== GIVEN TASK ==
Look through the material below, count the lines containing the word "diagram", and state only the count.

[Items listed in a dataset]
○ ○ ○ ○ ○ ○ ○
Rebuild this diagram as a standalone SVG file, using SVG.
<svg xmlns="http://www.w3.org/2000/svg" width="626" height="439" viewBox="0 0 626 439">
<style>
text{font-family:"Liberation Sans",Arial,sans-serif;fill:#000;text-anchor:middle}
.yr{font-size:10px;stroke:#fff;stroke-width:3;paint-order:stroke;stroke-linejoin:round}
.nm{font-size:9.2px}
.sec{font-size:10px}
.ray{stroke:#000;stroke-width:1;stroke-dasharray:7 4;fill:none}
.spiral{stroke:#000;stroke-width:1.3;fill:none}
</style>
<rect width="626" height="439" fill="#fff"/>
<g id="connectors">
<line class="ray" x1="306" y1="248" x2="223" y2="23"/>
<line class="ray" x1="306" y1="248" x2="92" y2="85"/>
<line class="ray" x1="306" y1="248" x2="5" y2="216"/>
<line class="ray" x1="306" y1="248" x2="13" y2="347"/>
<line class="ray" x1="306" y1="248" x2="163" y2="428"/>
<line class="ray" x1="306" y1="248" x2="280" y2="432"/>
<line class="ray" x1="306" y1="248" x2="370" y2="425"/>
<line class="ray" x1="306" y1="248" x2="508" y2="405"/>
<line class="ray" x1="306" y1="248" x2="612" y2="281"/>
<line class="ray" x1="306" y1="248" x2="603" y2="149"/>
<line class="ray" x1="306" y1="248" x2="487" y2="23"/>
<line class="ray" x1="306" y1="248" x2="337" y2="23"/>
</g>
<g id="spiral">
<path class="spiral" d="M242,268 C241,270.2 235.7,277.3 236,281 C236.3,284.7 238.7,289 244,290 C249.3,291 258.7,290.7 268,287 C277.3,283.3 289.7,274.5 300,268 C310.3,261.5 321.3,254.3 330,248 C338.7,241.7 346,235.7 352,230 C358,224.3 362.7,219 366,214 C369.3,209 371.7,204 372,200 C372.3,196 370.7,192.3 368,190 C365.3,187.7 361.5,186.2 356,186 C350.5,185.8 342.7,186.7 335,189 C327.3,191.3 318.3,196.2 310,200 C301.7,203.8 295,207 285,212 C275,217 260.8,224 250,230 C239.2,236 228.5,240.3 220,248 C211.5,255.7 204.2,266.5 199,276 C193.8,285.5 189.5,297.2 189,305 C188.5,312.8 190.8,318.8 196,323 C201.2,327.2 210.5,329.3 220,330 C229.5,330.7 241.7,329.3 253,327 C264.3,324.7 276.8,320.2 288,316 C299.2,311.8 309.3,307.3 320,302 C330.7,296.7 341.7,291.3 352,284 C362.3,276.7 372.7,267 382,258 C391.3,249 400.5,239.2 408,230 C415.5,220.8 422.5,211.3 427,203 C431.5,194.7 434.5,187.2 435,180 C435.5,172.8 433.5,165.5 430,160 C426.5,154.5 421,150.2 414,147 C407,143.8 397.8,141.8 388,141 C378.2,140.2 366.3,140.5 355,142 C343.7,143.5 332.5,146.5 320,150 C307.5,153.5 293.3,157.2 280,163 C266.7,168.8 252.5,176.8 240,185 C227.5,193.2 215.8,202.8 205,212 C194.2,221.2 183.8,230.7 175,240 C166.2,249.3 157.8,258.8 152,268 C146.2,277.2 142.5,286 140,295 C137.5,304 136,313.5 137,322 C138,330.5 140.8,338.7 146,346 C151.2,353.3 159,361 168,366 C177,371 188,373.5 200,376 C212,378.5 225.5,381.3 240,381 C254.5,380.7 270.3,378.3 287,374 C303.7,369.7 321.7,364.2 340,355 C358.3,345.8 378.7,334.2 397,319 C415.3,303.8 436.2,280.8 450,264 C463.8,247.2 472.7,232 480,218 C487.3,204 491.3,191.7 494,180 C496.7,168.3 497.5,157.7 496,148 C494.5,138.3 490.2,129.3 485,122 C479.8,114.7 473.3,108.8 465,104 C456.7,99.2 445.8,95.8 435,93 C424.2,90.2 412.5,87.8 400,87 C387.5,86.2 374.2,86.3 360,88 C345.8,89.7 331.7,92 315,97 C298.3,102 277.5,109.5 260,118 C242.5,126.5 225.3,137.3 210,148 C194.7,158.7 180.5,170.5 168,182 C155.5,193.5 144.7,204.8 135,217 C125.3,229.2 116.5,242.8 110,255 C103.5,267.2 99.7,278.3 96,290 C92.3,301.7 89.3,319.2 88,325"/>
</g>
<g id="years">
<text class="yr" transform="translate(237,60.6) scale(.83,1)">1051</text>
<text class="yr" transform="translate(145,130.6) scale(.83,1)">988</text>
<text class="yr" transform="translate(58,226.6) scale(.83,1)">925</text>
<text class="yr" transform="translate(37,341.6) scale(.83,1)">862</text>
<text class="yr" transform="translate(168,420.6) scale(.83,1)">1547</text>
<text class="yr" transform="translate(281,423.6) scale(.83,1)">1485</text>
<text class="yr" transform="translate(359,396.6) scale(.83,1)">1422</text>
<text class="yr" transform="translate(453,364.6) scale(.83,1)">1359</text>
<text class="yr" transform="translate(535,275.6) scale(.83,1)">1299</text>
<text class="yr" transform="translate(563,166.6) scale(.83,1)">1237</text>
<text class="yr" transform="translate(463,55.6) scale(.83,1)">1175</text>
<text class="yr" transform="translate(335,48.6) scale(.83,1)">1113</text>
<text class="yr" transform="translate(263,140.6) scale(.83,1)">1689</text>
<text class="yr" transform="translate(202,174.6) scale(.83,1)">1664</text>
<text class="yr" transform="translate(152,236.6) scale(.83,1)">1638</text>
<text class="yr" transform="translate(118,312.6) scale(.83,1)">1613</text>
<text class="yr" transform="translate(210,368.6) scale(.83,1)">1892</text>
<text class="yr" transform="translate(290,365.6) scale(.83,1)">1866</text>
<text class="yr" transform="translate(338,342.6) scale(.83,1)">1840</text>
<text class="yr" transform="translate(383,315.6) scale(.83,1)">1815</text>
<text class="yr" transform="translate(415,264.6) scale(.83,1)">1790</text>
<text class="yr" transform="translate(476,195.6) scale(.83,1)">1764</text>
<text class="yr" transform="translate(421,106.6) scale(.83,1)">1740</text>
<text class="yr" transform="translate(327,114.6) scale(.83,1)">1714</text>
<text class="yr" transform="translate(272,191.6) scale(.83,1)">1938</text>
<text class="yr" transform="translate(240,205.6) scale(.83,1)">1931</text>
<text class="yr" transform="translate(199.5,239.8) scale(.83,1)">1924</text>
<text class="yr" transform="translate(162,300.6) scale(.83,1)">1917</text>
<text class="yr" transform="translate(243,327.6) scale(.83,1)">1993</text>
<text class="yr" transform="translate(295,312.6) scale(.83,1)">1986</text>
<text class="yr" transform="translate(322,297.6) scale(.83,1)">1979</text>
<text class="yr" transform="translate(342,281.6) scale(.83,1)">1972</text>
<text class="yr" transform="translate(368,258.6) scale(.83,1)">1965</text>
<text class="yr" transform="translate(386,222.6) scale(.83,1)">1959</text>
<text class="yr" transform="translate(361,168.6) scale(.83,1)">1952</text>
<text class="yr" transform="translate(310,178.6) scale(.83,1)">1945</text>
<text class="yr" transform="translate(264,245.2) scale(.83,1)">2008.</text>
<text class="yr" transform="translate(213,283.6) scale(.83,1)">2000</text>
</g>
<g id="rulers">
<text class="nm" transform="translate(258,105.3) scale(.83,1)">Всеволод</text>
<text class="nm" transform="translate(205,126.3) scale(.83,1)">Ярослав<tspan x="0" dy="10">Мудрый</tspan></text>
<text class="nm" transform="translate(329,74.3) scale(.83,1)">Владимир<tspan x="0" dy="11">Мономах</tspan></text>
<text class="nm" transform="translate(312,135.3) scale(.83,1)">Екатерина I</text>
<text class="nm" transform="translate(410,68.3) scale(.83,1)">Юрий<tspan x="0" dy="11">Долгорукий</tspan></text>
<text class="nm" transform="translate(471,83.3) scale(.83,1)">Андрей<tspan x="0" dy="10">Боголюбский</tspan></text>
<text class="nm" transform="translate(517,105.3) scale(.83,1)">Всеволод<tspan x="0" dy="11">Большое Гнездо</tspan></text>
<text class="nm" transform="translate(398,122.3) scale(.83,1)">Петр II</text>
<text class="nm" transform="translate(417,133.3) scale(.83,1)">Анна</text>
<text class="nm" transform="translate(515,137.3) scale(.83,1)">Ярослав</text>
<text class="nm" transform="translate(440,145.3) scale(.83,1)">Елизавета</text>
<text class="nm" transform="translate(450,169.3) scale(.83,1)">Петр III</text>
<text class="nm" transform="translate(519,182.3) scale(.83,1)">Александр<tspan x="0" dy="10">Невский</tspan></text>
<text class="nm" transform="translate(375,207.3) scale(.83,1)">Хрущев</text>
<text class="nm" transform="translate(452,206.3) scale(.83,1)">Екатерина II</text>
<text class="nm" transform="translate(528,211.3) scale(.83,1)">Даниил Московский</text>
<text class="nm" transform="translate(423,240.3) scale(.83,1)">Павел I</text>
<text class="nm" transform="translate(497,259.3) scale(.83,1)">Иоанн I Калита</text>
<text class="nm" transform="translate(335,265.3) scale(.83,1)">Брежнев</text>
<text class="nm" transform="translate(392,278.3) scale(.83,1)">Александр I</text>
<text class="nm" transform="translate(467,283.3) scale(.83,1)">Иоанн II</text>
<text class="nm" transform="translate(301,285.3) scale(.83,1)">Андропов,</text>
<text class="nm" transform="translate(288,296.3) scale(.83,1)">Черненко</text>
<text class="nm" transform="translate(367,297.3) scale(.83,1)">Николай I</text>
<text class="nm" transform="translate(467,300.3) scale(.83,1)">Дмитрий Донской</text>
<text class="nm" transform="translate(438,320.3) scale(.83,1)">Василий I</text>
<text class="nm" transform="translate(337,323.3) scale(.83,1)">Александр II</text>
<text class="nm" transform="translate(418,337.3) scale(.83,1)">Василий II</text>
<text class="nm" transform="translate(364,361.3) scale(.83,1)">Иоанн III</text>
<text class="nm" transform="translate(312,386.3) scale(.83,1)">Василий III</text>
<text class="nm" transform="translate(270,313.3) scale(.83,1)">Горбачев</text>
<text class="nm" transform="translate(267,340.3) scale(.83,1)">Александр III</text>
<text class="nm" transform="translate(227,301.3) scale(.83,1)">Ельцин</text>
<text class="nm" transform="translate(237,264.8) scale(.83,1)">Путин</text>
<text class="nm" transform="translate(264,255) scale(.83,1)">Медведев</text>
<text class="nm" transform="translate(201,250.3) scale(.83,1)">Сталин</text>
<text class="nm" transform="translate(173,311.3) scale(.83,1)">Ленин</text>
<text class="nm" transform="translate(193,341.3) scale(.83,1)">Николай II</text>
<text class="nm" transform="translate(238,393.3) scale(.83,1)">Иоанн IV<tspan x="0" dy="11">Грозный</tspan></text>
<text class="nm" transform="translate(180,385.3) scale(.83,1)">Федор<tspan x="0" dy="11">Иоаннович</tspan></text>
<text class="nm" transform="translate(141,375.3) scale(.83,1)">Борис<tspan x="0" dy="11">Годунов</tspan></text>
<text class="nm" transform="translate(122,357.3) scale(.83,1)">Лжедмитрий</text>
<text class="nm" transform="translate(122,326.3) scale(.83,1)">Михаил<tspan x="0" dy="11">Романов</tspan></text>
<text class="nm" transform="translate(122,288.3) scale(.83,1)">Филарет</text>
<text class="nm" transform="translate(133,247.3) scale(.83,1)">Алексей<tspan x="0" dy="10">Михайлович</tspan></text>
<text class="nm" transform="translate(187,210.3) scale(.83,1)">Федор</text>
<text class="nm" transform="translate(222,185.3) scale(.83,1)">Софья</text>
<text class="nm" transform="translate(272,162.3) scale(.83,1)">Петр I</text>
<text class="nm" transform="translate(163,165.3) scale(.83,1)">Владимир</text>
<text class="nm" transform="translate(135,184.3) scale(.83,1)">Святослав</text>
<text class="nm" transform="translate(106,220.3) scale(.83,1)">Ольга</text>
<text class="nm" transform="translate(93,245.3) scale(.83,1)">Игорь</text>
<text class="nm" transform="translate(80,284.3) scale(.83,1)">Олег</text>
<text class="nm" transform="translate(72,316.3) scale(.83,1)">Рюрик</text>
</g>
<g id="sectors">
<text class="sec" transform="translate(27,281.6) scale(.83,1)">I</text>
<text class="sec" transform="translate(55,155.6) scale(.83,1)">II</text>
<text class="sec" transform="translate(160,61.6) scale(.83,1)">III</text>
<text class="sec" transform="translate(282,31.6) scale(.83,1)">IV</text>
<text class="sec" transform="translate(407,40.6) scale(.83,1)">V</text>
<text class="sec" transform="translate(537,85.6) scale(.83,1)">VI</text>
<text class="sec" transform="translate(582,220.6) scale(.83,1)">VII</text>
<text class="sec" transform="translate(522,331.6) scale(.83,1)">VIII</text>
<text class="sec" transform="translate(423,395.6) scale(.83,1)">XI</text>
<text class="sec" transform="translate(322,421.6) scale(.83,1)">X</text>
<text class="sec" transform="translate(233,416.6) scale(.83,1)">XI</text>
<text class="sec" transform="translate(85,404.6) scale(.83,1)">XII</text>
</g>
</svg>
○ ○ ○ ○ ○ ○ ○
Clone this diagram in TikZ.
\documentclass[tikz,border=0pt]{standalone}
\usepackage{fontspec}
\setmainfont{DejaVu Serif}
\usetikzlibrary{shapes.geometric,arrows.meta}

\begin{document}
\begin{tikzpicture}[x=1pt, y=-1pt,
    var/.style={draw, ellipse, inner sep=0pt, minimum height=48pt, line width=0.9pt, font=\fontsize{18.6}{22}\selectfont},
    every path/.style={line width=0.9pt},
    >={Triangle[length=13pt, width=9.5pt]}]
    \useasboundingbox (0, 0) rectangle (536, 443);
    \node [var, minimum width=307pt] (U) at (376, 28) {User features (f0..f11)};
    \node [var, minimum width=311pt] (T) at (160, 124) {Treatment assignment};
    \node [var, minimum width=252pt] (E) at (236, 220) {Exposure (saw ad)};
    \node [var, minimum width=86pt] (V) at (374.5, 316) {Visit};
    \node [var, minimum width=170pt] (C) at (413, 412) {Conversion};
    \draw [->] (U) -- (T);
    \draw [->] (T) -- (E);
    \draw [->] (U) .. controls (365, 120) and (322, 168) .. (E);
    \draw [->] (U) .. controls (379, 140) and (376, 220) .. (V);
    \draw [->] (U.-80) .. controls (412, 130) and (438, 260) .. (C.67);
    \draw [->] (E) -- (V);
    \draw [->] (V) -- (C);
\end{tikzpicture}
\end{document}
○ ○ ○ ○ ○ ○ ○
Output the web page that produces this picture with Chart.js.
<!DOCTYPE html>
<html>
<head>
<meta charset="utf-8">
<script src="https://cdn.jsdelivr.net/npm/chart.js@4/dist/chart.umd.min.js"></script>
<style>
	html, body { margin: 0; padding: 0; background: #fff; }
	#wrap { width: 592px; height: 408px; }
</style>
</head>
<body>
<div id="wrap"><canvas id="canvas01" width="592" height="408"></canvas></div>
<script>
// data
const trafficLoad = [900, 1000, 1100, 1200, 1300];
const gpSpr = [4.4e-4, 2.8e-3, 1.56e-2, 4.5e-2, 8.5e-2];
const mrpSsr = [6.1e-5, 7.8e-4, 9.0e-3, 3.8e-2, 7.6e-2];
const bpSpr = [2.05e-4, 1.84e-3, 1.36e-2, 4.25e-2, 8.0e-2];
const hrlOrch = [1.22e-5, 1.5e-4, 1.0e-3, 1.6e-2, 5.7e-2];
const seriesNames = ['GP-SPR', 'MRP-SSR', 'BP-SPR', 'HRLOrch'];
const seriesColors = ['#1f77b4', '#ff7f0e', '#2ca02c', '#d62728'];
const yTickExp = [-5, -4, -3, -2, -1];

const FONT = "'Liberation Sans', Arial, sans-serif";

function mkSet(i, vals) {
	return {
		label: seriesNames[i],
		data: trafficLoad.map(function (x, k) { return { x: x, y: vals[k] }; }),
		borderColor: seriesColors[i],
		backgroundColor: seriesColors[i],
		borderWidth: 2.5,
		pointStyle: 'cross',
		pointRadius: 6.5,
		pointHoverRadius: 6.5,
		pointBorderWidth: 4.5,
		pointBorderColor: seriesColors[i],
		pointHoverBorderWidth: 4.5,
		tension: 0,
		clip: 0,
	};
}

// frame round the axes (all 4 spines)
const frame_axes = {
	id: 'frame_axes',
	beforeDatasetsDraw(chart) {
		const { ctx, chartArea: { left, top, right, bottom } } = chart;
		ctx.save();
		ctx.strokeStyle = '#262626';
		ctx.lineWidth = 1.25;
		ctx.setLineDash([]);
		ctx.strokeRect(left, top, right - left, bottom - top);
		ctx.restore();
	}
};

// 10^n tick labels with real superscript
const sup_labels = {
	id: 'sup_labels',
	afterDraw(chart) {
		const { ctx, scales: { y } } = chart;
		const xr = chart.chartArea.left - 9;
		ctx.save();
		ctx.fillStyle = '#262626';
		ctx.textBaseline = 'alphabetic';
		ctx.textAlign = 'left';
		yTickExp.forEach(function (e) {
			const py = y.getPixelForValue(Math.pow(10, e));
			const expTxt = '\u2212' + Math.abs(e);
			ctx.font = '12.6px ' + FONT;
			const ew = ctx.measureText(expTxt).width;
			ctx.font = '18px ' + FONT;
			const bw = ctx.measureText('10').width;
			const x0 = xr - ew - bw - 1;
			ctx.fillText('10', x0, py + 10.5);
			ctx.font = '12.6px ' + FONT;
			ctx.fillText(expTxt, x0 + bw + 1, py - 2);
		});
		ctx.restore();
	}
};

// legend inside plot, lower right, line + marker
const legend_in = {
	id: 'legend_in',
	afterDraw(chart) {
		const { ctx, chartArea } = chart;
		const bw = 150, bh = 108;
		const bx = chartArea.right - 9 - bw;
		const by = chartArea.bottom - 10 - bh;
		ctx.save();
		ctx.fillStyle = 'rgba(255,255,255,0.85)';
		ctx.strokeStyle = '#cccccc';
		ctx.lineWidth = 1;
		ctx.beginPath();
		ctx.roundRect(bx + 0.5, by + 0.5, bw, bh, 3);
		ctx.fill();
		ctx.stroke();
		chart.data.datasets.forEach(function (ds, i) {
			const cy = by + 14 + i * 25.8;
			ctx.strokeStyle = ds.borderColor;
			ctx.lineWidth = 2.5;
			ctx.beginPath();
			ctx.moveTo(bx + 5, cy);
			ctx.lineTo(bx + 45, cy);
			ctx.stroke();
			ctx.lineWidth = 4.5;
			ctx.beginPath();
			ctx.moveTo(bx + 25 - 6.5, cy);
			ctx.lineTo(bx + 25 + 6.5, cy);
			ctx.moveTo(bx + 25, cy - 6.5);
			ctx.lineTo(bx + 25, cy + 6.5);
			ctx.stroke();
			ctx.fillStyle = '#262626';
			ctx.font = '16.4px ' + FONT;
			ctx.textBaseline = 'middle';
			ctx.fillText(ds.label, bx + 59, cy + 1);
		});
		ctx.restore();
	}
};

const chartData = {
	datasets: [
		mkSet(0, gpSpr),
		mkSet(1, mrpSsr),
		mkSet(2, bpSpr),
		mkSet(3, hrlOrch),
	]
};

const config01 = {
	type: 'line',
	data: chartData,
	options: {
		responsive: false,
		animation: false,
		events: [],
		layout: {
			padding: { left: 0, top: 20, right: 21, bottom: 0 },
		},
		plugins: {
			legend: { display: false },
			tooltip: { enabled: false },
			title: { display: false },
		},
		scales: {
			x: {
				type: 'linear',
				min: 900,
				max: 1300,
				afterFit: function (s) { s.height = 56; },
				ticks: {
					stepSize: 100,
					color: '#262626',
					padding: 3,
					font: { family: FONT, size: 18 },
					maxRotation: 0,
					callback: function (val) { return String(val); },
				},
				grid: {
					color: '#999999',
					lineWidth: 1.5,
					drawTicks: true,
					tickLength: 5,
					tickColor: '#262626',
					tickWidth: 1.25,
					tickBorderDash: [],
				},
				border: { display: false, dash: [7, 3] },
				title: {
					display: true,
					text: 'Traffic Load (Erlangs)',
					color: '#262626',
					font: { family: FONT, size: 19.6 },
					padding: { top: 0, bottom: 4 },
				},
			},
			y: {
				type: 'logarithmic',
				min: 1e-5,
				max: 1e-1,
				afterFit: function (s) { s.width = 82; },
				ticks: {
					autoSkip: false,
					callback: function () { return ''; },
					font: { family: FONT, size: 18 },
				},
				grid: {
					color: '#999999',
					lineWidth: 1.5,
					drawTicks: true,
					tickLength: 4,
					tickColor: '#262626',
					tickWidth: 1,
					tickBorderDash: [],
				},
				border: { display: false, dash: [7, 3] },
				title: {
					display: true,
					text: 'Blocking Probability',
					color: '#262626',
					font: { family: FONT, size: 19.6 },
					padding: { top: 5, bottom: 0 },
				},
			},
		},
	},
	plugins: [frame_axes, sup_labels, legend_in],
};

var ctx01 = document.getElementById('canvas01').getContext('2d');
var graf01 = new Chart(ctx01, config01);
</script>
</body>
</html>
○ ○ ○ ○ ○ ○ ○
== OUTPUT FOR THIS TASK ==
2